How do you define your own style #5

Go back to your earlier work (as far back as you dare) and observe what you were trying to do. By looking at (and appreciating) your earlier work, you might pick up some clues as to what has inspired you in your life, why you indeed turned to photography at all.

(read the full version here)

I wasn’t able to go too far in time as I would like, since I don’t have with me pictures I took 5 or even 10 years ago. I was often told I had “an eye for photography” and I enjoyed taking pictures from a very young age.

I remember starting to be interested in composition and perspective between 2007 and 2009. At the time I had a Samsung point & shoot camera and I usually carried it with me all the time:

Samsung S1070: the camera I had before I purchased my dSLR.

Looking at some of my photos taken at that time (such as the ones below) I think I was quite aware of the space around me and exactly what I wanted to shoot. I already paid attention to details and composition.

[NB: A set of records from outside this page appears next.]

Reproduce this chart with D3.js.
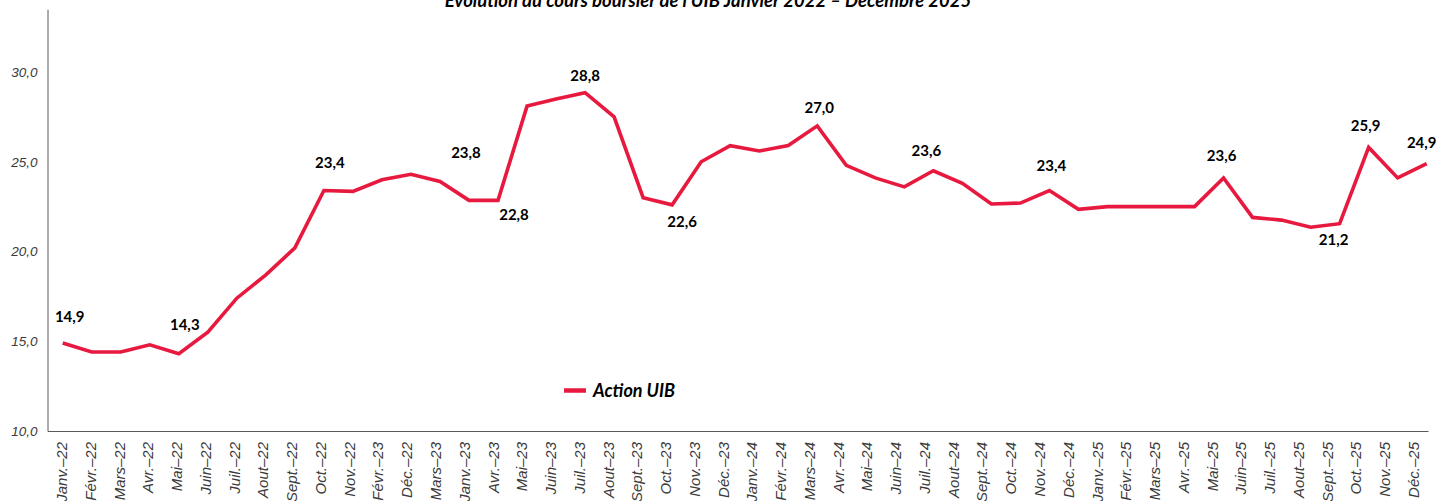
<!DOCTYPE html>
<html>
<head>
<meta charset="utf-8">
<script src="https://cdn.jsdelivr.net/npm/d3@7"></script>
<style>
	html, body { margin: 0; padding: 0; background: #ffffff; }
	svg { display: block; font-family: "Lato", "Open Sans", sans-serif; }
	.yAxis text { font-style: italic; font-size: 13.5px; fill: #3a3a3a; }
	.xAxis text { font-style: italic; font-size: 15px; fill: #3a3a3a; }
	.dataLabel { font-weight: bold; font-size: 15px; fill: #000000; }
</style>
</head>
<body>
<svg id="chart"></svg>
<script>
var months = [
	"Janv.–22", "Févr.–22", "Mars–22", "Avr.–22", "Mai–22", "Juin–22", "Juil.–22", "Aout–22", "Sept.–22", "Oct.–22", "Nov.–22", "Févr.–23",
	"Déc.–22", "Mars–23", "Janv.–23", "Avr.–23", "Mai–23", "Juin–23", "Juil.–23", "Aout–23", "Sept.–23", "Oct.–23", "Nov.–23", "Déc.–23",
	"Janv.–24", "Févr.–24", "Mars–24", "Avr.–24", "Mai–24", "Juin–24", "Juil.–24", "Aout–24", "Sept.–24", "Oct.–24", "Nov.–24", "Déc.–24",
	"Janv.–25", "Févr.–25", "Mars–25", "Avr.–25", "Mai–25", "Juin–25", "Juil.–25", "Aout–25", "Sept.–25", "Oct.–25", "Nov.–25", "Déc.–25"
];

// cours de l'action UIB (TND)
var coursUIB = [
	14.9, 14.4, 14.4, 14.8, 14.3, 15.5, 17.4, 18.7, 20.2, 23.4, 23.35, 24.0,
	24.3, 23.9, 22.85, 22.85, 28.1, 28.5, 28.85, 27.5, 23.0, 22.6, 25.0, 25.9,
	25.6, 25.9, 27.0, 24.8, 24.1, 23.6, 24.5, 23.8, 22.65, 22.7, 23.4, 22.35,
	22.5, 22.5, 22.5, 22.5, 24.1, 21.9, 21.75, 21.35, 21.55, 25.8, 24.1, 24.9
];

// étiquettes affichées sur la courbe
var labelIndex = [0, 4, 9, 14, 15, 18, 21, 26, 30, 34, 40, 44, 45, 47];
var labelText = ["14,9", "14,3", "23,4", "23,8", "22,8", "28,8", "22,6", "27,0", "23,6", "23,4", "23,6", "21,2", "25,9", "24,9"];

var yTicks = [10, 15, 20, 25, 30];
var seriesName = "Action UIB";
var chartTitle = "Evolution du cours boursier de l'UIB Janvier 2022 – Décembre 2025";

class CoursGraph {
	constructor(width, height) {
		this.width = width;
		this.height = height;
		this.plot = { left: 47.5, right: 1428, top: 9.2, bottom: 431 };
		this.lineColor = "#e8193f";

		// décalage manuel des étiquettes par rapport au point (dx, dy de la ligne de base)
		this.labelOffsets = [
			[7, -21], [6, -24], [6, -22], [-3, -42], [16, 20], [0, -12], [10, 22],
			[2, -13], [-7, -15], [2, -19], [-2, -17], [-6, 21], [-3, -16], [-5, -16]
		];

		this.svg = d3.select("#chart")
			.attr("width", this.width)
			.attr("height", this.height);
		this.container = this.svg.append("g").attr("class", "container");

		// axe des catégories (libellés) et positions des points de la courbe
		this.xBand = d3.scaleBand().domain(months).range([this.plot.left, this.plot.right]);
		this.xLine = d3.scalePoint().domain(d3.range(coursUIB.length)).range([62.7, 1426.7]);
		this.yScale = d3.scaleLinear().domain([10, 33.5]).range([this.plot.bottom, this.plot.top]);

		this.drawTitle();
		this.drawAxis();
		this.drawLine();
		this.drawLabels();
		this.drawLegend();
	}

	drawTitle() {
		this.container.append("text")
			.attr("class", "title")
			.attr("x", 708)
			.attr("y", 6.5)
			.attr("text-anchor", "middle")
			.style("font-weight", "bold")
			.style("font-style", "italic")
			.style("font-size", "18.5px")
			.style("fill", "#000")
			.text(chartTitle);
	}

	drawAxis() {
		var yAxis = this.container.append("g")
			.attr("class", "yAxis")
			.attr("transform", "translate(" + this.plot.left + ",0)")
			.call(d3.axisLeft(this.yScale)
				.tickValues(yTicks)
				.tickSize(0)
				.tickPadding(10)
				.tickFormat(function(d) { return d3.format(".1f")(d).replace(".", ","); }));
		yAxis.select(".domain").attr("stroke", "#595959").attr("stroke-width", 1);

		var xAxis = this.container.append("g")
			.attr("class", "xAxis")
			.attr("transform", "translate(0," + this.plot.bottom + ")")
			.call(d3.axisBottom(this.xBand).tickSize(0).tickSizeOuter(0));
		xAxis.select(".domain").attr("stroke", "#595959").attr("stroke-width", 1);
		xAxis.selectAll("text")
			.attr("transform", "rotate(-90)")
			.attr("x", -11)
			.attr("y", 0)
			.attr("dy", "0.35em")
			.style("text-anchor", "end");
	}

	drawLine() {
		var line = d3.line()
			.x(function(d, i) { return this.xLine(i); }.bind(this))
			.y(function(d) { return this.yScale(d); }.bind(this));

		this.container.append("path")
			.datum(coursUIB)
			.attr("class", "coursLine")
			.attr("fill", "none")
			.attr("stroke", this.lineColor)
			.attr("stroke-width", 3.6)
			.attr("stroke-linejoin", "miter")
			.attr("d", line);
	}

	drawLabels() {
		this.container.selectAll(".dataLabel")
			.data(labelIndex)
			.enter()
			.append("text")
			.attr("class", "dataLabel")
			.attr("text-anchor", "middle")
			.attr("x", function(d, i) { return this.xLine(d) + this.labelOffsets[i][0]; }.bind(this))
			.attr("y", function(d, i) { return this.yScale(coursUIB[d]) + this.labelOffsets[i][1]; }.bind(this))
			.text(function(d, i) { return labelText[i]; });
	}

	drawLegend() {
		var legend = this.container.append("g")
			.attr("class", "legend")
			.attr("transform", "translate(564,390.5)");
		legend.append("line")
			.attr("x1", 0).attr("x2", 22)
			.attr("y1", 0).attr("y2", 0)
			.attr("stroke", this.lineColor)
			.attr("stroke-width", 4.5);
		legend.append("text")
			.attr("x", 29)
			.attr("y", 6)
			.style("font-weight", "bold")
			.style("font-style", "italic")
			.style("font-size", "18px")
			.style("fill", "#000")
			.text(seriesName);
	}
}

var graph = new CoursGraph(1438, 501);
</script>
</body>
</html>
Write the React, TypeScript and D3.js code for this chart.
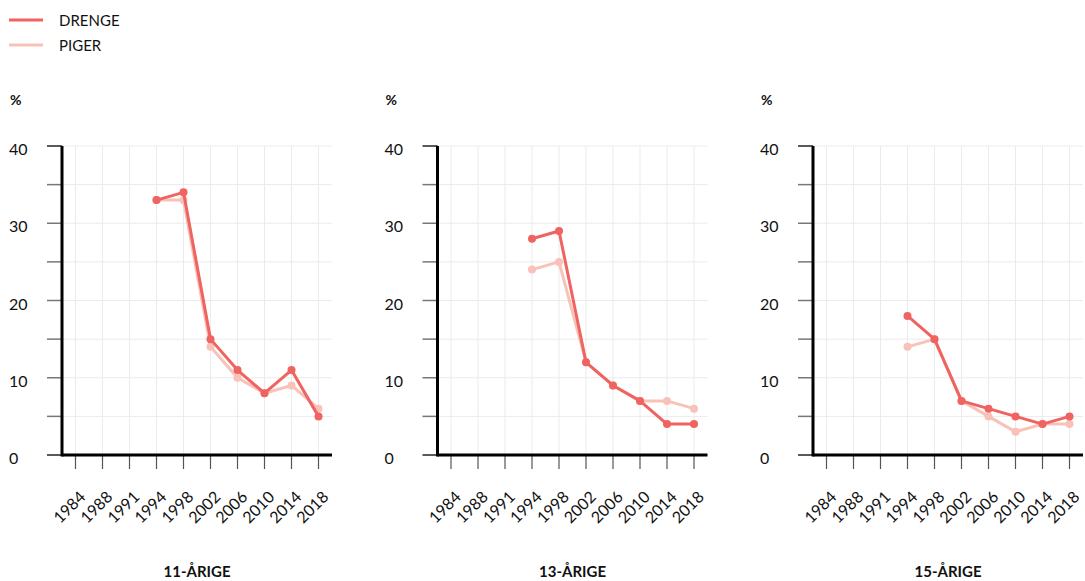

Porto (Portugal), December 2008
London (U.K.), July 2009
Apr2009
Póvoa do Varzim (Portugal), April 2009
Lisbon (Portugal), May 2009
May2009
Lisbon (Portugal), 2009
Lisbon (Portugal), 2009

I am not yet able to find a connecting line between all of them but it’s still an interesting exercise. One thing I noticed is that it is hard to detach myself from the moment and emotion that each image reminds me of, which makes it complicated to look at them in a pragmatic way.

3 thoughts on “How do you define your own style #5”

  1. I really enjoyed all 5 of these posts. It’s a subject that I’ve thought a lot about.

    I’ve read a few things that really try and hammer in the idea that you need to find a specific style and stick to it; like it’s bad to want to shoot anything and everything for the sake of shooting. I understand that line of thinking when you are trying to cater to a market, you don’t want to have landscapes mixed in with your wedding and portrait portfolio for example, but I still have a hard time buying the idea that a portrait photographer can’t be a good landscape photographer too. It’s like an actor or actress being type-casted.

    I’d really like to do more portrait work, and be known for that on the business side of things, but that doesn’t mean that I’m not going to go out and capture the rest of the beauty that the world has to offer. I don’t feel that trying to sell still-life photos should damage my reputation and abilities as a portrait photographer, but a lot of the pro’s suggest that’s the case.

    Just some of my thoughts on it all.